At the end of the day, according to Merrilee Soohoo, a parent of one of the team members, the team’s biggest concern is the mental well-being of its members.
“The students do not feel emotionally safe in the robotics lab this year. In the three years I’ve been volunteering, I’ve come to know that the robotics lab functions not only as a classroom but as a comfortable living space, a friendly, welcoming open place where the robotics team members can go to find literal and figurative shelter, like a home, an oasis. So, the question now is, is student wellness and emotional health a true focus of Palo Alto Unified School District?”
“A number of the kids on the team are my friends,” Ardeshna said. “I’m really concerned about their well-being, and the stress that this situation is causing. Many are seniors, with their early college applications due in a few weeks. Or juniors, studying for the SAT/ACT next month. It was frustrating to see the lack of response from the Paly administration—I wanted to see action taken to address the student concerns.”
In addition, Soohoo said many team members don’t feel comfortable confronting Krier about their problems with her leadership because they are enrolled in classes taught by her. Academic achievement is important to many of these students, so they fear Krier could lower their grade if they come forward or complain to her. This causes an environment of fear and intimidation in what she said used to be a warm and welcoming program.
Xu said she and Yang do have a proposed solution to the issue that they hope administrators will accept.

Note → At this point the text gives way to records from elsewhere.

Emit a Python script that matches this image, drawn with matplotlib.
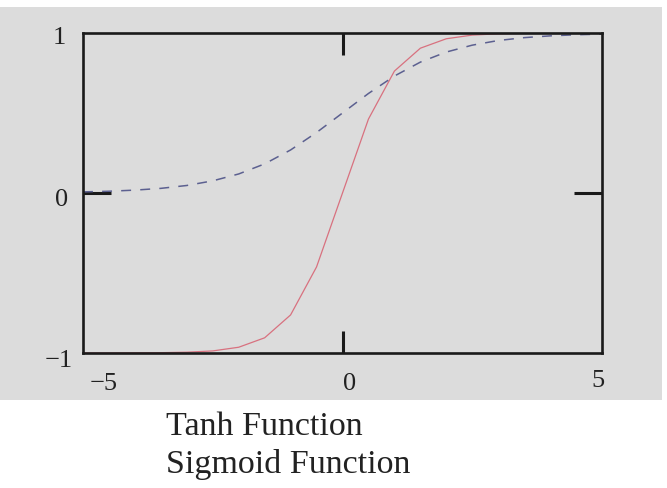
import matplotlib
matplotlib.use('Agg')
import matplotlib.pyplot as plt
from matplotlib.patches import Rectangle

# sample points, step 0.5
x = [-5.0, -4.5, -4.0, -3.5, -3.0, -2.5, -2.0, -1.5, -1.0, -0.5, 0.0,
     0.5, 1.0, 1.5, 2.0, 2.5, 3.0, 3.5, 4.0, 4.5, 5.0]
tanh_vals = [-1.0, -1.0, -0.999, -0.998, -0.995, -0.987, -0.964, -0.905,
             -0.762, -0.462, 0.0, 0.462, 0.762, 0.905, 0.964, 0.987, 0.995,
             0.998, 0.999, 1.0, 1.0]
sigmoid_vals = [0.007, 0.011, 0.018, 0.029, 0.047, 0.076, 0.119, 0.182,
                0.269, 0.378, 0.5, 0.622, 0.731, 0.818, 0.881, 0.924, 0.953,
                0.971, 0.982, 0.989, 0.993]
xlabels = ['\u22125', '0', '5']
ylabels = ['\u22121', '0', '1']
legend_labels = ['Tanh Function', 'Sigmoid Function']

W, H = 667, 488
plt.rcParams['font.family'] = ['Liberation Serif', 'DejaVu Serif']
fig = plt.figure(figsize=(W / 100, H / 100), dpi=100, facecolor='white')

# scanned grey page region, kept behind the axes
fig.patches.append(Rectangle((0, (H - 400) / H), 662 / W, 393 / H,
                             transform=fig.transFigure, facecolor='#dcdcdc',
                             edgecolor='none', zorder=-10))

ax = fig.add_axes([83 / W, (H - 353) / H, 519 / W, 320 / H])
ax.set_zorder(5)
ax.set_facecolor('none')
ax.plot(x, tanh_vals, color='#d8717f', lw=0.9, zorder=2)
ax.plot(x, sigmoid_vals, color='#5c6090', lw=1.1, dashes=(6.5, 6), zorder=2)
ax.set_xlim(-5, 5)
ax.set_ylim(-1, 1)

for s in ax.spines.values():
  s.set_linewidth(1.9)
  s.set_color('#1a1a1a')

ax.set_xticks([0])
ax.set_yticks([0])
ax.tick_params(axis='x', direction='in', length=16, width=2.2, top=True,
               color='#1a1a1a', labelbottom=False)
ax.tick_params(axis='y', direction='in', length=20, width=2.2, right=True,
               color='#1a1a1a', labelleft=False)

# tick labels, placed as in the scan
lab = dict(fontsize=19, color='#222222', ha='center', va='center')
for lbl, px, py in zip(xlabels, [104, 350, 598], [384, 384, 381]):
  fig.text(px / W, 1 - py / H, lbl, **lab)
for lbl, px, py in zip(ylabels, [59, 62, 59], [361, 200, 38]):
  fig.text(px / W, 1 - py / H, lbl, **lab)

for lbl, py in zip(legend_labels, [435, 473]):
  fig.text(166 / W, 1 - py / H, lbl, fontsize=24.5, color='#222222',
           ha='left', va='baseline')

fig.savefig('out.png', dpi=100, facecolor='white')
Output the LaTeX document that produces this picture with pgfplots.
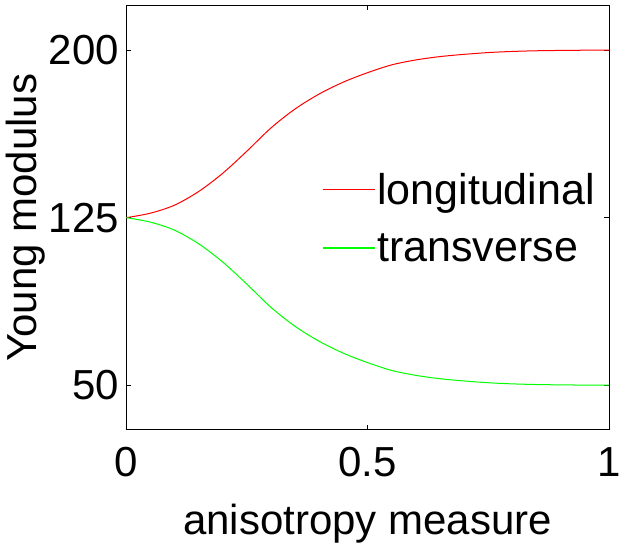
\documentclass[border={6bp 0bp 11bp 5bp}]{standalone}
\usepackage{fontspec}
\setmainfont{Liberation Sans}
\usepackage{pgfplots}
\pgfplotsset{compat=1.18}

\begin{document}
\begin{tikzpicture}[font=\fontsize{42}{48}\selectfont, trim axis right]
  \begin{axis}[
      scale only axis,
      width=481bp, height=423bp,
      xmin=0, xmax=1, ymin=30, ymax=220,
      xtick={0,0.5,1}, ytick={50,125,200},
      tick align=inside,
      major tick length=5bp,
      /pgf/number format/assume math mode=true,
      tick label style={font=\fontsize{42}{48}\selectfont},
      xticklabel style={yshift=-14bp},
      yticklabel style={xshift=-4bp},
      xlabel={anisotropy measure},
      ylabel={Young modulus},
      xlabel style={inner sep=0pt, yshift=-23bp},
      ylabel style={inner sep=0pt},
      axis line style={line width=0.8bp},
      every tick/.style={black, line width=0.8bp},
      legend style={draw=none, fill=none, at={(0.405,0.499)}, anchor=west,
                    row sep=23bp, inner sep=0pt,
                    font=\fontsize{43}{48}\selectfont},
      legend cell align=left,
      legend image code/.code={\draw[#1] (0bp,0bp) -- (52bp,0bp);},
    ]
    \addlegendimage{red, line width=1.2bp}
    \addlegendentry{longitudinal}
    \addlegendimage{green, line width=1.2bp}
    \addlegendentry{transverse}
    \addplot[red, line width=1bp, smooth, forget plot] coordinates {
      (0,125) (0.05,127) (0.1,130.6) (0.15,136.7) (0.2,144.9) (0.25,154.8)
      (0.3,165.2) (0.35,173.7) (0.4,180.4) (0.45,185.7) (0.5,189.9) (0.55,193.4)
      (0.6,195.6) (0.65,197.1) (0.7,198.1) (0.75,198.9) (0.8,199.4) (0.85,199.7)
      (0.9,199.85) (0.95,199.95) (1,200)
    };
    \addplot[green, line width=1bp, smooth, forget plot] coordinates {
      (0,125) (0.05,123) (0.1,119.4) (0.15,113.3) (0.2,105.1) (0.25,95.2)
      (0.3,84.8) (0.35,76.3) (0.4,69.6) (0.45,64.3) (0.5,60.1) (0.55,56.6)
      (0.6,54.4) (0.65,52.9) (0.7,51.9) (0.75,51.1) (0.8,50.6) (0.85,50.3)
      (0.9,50.15) (0.95,50.05) (1,50)
    };
  \end{axis}
\end{tikzpicture}
\end{document}
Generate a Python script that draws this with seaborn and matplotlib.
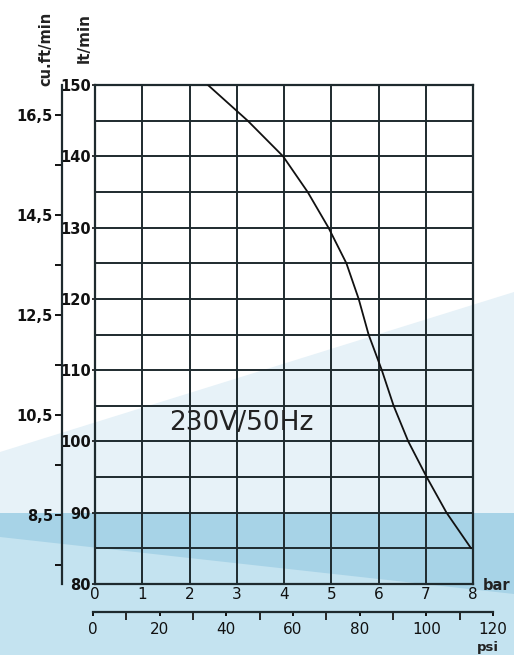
import matplotlib
matplotlib.use("Agg")
import matplotlib.pyplot as plt
from matplotlib.patches import Polygon
from matplotlib.ticker import MultipleLocator
import seaborn as sns

# curve: pressure (bar) vs free air delivery (lt/min)
pressure_bar = [2.39, 3.23, 3.98, 4.50, 4.94, 5.32, 5.58, 5.79, 6.07, 6.32, 6.63, 7.02, 7.44, 7.96]
flow_lt = [150, 145, 140, 135, 130, 125, 120, 115, 110, 105, 100, 95, 90, 85]

bar_ticks = [0, 1, 2, 3, 4, 5, 6, 7, 8]
lt_ticks = [80, 90, 100, 110, 120, 130, 140, 150]
cuft_ticks = [8.5, 10.5, 12.5, 14.5, 16.5]
cuft_labels = ["8,5", "10,5", "12,5", "14,5", "16,5"]
cuft_minor = [7.5, 9.5, 11.5, 13.5, 15.5]
psi_ticks = [0, 20, 40, 60, 80, 100, 120]
label_text = "230V/50Hz"

sns.set_style("ticks")
plt.rcParams['font.family'] = ['DejaVu Sans']

W, H = 514, 655
fig = plt.figure(figsize=(W / 100, H / 100), dpi=100)
fig.patch.set_facecolor("white")

# background swoosh (decoration)
bg = fig.add_axes([0, 0, 1, 1], zorder=-5)
bg.set_xlim(0, W)
bg.set_ylim(H, 0)
bg.axis("off")
bg.add_patch(Polygon([(0, 452), (W, 292), (W, 513), (0, 513)], color="#e7f2f8", lw=0))
bg.add_patch(Polygon([(0, 513), (W, 513), (W, H), (0, H)], color="#c4e3f0", lw=0))
bg.add_patch(Polygon([(0, 513), (W, 513), (W, 594), (0, 537)], color="#a7d3e7", lw=0))

def px(v):
    return v / 1.389  # pixels -> points

ink = "#1e2a2e"

# main axes
ax = fig.add_axes([95 / W, (H - 584) / H, 378 / W, 499 / H])
ax.patch.set_alpha(0)
sns.lineplot(x=pressure_bar, y=flow_lt, sort=False, color="#111111", lw=1.3, ax=ax, zorder=5)
ax.set_xlim(0, 8)
ax.set_ylim(80, 150)
ax.set_xticks(bar_ticks)
ax.set_yticks(lt_ticks)
ax.yaxis.set_minor_locator(MultipleLocator(5))
ax.xaxis.set_minor_locator(MultipleLocator(1))
ax.grid(True, which="both", color=ink, lw=1.4)
for s in ax.spines.values():
    s.set_color(ink)
    s.set_linewidth(1.6)
ax.tick_params(axis="x", which="both", length=0, pad=px(3), labelsize=11, colors="#111111")
ax.tick_params(axis="y", which="major", length=px(3), width=1.2, pad=px(1), labelsize=10.5,
               colors="#111111")
ax.tick_params(axis="y", which="minor", length=0)
for t in ax.get_yticklabels():
    t.set_fontweight("bold")
ax.set_xlabel("")
ax.set_ylabel("")
ax.text(3.1, 102.6, label_text, ha="center", va="center", fontsize=19, color="#222222")

# cu.ft/min axis, offset to the left
lo = 8.5 + (80 - 89.68) / 7.01
hi = 8.5 + (150 - 89.68) / 7.01
ax2 = ax.twinx()
ax2.set_ylim(lo, hi)
for k in ["right", "top", "bottom"]:
    ax2.spines[k].set_visible(False)
ax2.spines["left"].set_position(("outward", px(33)))
ax2.spines["left"].set_color(ink)
ax2.spines["left"].set_linewidth(1.6)
ax2.yaxis.set_ticks_position("left")
ax2.yaxis.set_label_position("left")
ax2.set_yticks(cuft_ticks)
ax2.set_yticklabels(cuft_labels)
ax2.set_yticks(cuft_minor, minor=True)
ax2.tick_params(axis="y", which="both", length=px(7), width=1.4, pad=px(2), labelsize=10.5,
                colors="#111111")
for t in ax2.get_yticklabels():
    t.set_fontweight("bold")
ax2.grid(False)

# psi scale below
axp = fig.add_axes([93 / W, (H - 612) / H, 400 / W, 0.0001])
axp.patch.set_alpha(0)
axp.set_xlim(0, 120)
axp.set_yticks([])
for k in ["left", "right", "top"]:
    axp.spines[k].set_visible(False)
axp.spines["bottom"].set_color(ink)
axp.spines["bottom"].set_linewidth(1.6)
axp.set_xticks(psi_ticks)
axp.xaxis.set_minor_locator(MultipleLocator(10))
axp.tick_params(axis="x", which="major", length=px(4), width=1.4, pad=px(6), labelsize=11,
                colors="#111111")
axp.tick_params(axis="x", which="minor", length=px(8), width=1.4)

# axis titles
fig.text(84 / W, 1 - 38 / H, "lt/min", rotation=90, ha="center", va="center",
         fontsize=11, fontweight="bold", color="#222222")
fig.text(46 / W, 1 - 49 / H, "cu.ft/min", rotation=90, ha="center", va="center",
         fontsize=10.5, fontweight="bold", color="#222222")
fig.text(497 / W, 1 - 586 / H, "bar", ha="center", va="center", fontsize=10.5,
         fontweight="bold", color="#222222")
fig.text(488 / W, 1 - 648 / H, "psi", ha="center", va="center", fontsize=9.5,
         fontweight="bold", color="#222222")

fig.savefig("out.png", dpi=100)
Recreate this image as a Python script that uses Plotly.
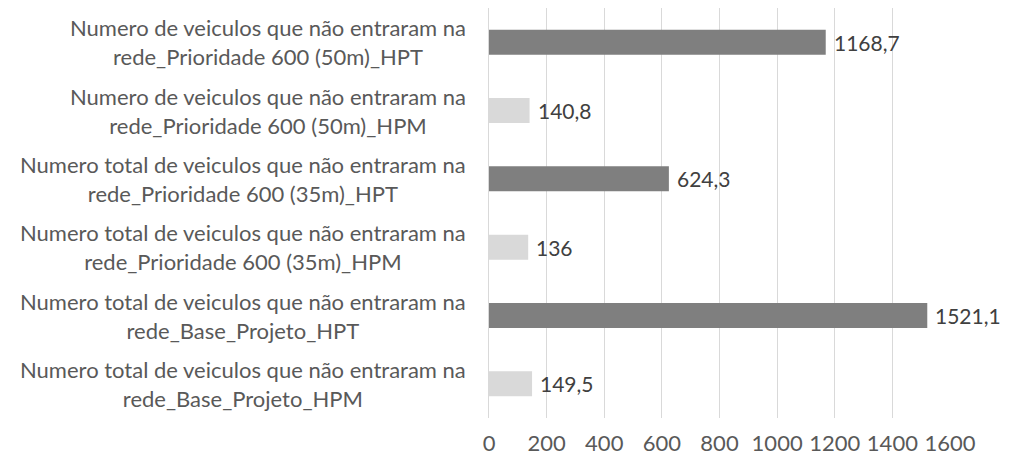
import plotly.graph_objects as go

categories = [
    "Numero total de veiculos que não entraram na<br>rede_Base_Projeto_HPM",
    "Numero total de veiculos que não entraram na<br>rede_Base_Projeto_HPT",
    "Numero total de veiculos que não entraram na<br>rede_Prioridade 600 (35m)_HPM",
    "Numero total de veiculos que não entraram na<br>rede_Prioridade 600 (35m)_HPT",
    "Numero de veiculos que não entraram na<br>rede_Prioridade 600 (50m)_HPM",
    "Numero de veiculos que não entraram na<br>rede_Prioridade 600 (50m)_HPT",
]
values = [149.5, 1521.1, 136, 624.3, 140.8, 1168.7]
bar_colors = ["#d9d9d9", "#7f7f7f", "#d9d9d9", "#7f7f7f", "#d9d9d9", "#7f7f7f"]
tick_vals = [0, 200, 400, 600, 800, 1000, 1200, 1400, 1600]

FONT = "Lato"
TXT = "#595959"
labels = [f"{v:g}".replace(".", ",") for v in values]

fig = go.Figure(go.Bar(
    y=categories, x=values, orientation="h",
    marker=dict(color=bar_colors, line=dict(width=0)),
    cliponaxis=False, hoverinfo="x+y",
))

for c, v, t in zip(categories, values, labels):
    fig.add_annotation(
        x=0, xref="paper", y=c, yref="y", xanchor="right", yanchor="middle",
        xshift=-21, text=c, showarrow=False, align="center",
        font=dict(family=FONT, size=22, color=TXT),
    )
    fig.add_annotation(
        x=v, xref="x", y=c, yref="y", xanchor="left", yanchor="middle",
        xshift=6, text=t, showarrow=False,
        font=dict(family=FONT, size=21, color="#404040"),
    )

fig.update_layout(
    width=1010, height=454,
    margin=dict(l=481, r=68, t=0, b=44, pad=0),
    paper_bgcolor="white", plot_bgcolor="white",
    bargap=0.635, showlegend=False,
    font=dict(family=FONT, size=20, color=TXT),
)
fig.update_xaxes(
    range=[0, 1600], tickvals=tick_vals, showgrid=True, gridcolor="#d9d9d9",
    gridwidth=1.3, zeroline=False, showline=False, ticks="",
    ticklabelstandoff=10,
    tickfont=dict(family=FONT, size=22, color=TXT),
)
fig.update_yaxes(
    showticklabels=False, showline=True, linecolor="#d9d9d9", linewidth=1.3,
    showgrid=False, ticks="",
)

fig.write_html("out.html")
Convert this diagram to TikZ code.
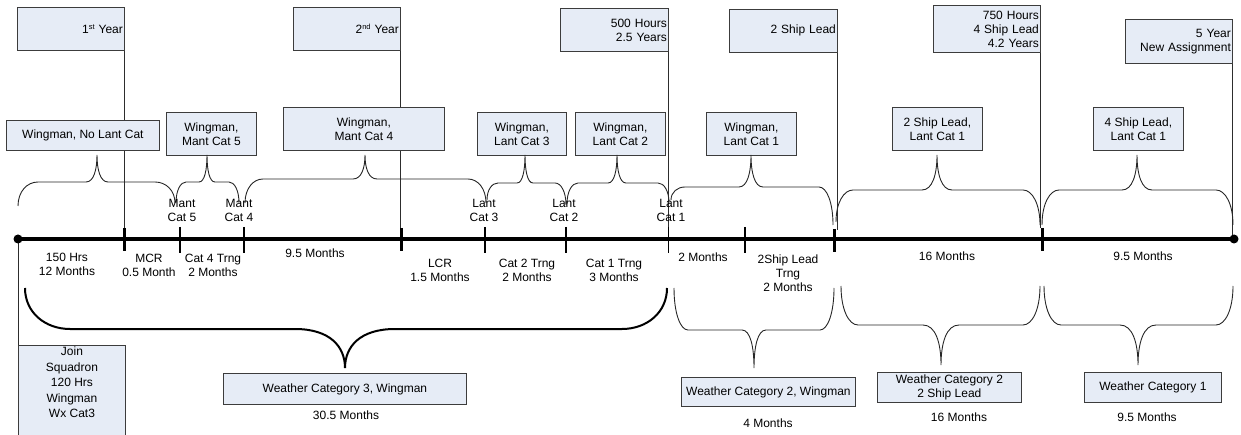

“In the end, our goal is to kind of have [Krier] decoupled from the Paly Robotics program,” Xu said. “Obviously, we don’t want anything bad to happen to her, that’s not our goal. We just want her to stop interacting with students in a negative manner in the context of robotics because it’s just not healthy for our members. Our goal is to hopefully have a replacement with two of our mentors, one of which is an industry mentor, and the other of which is a PAUSD certified teacher.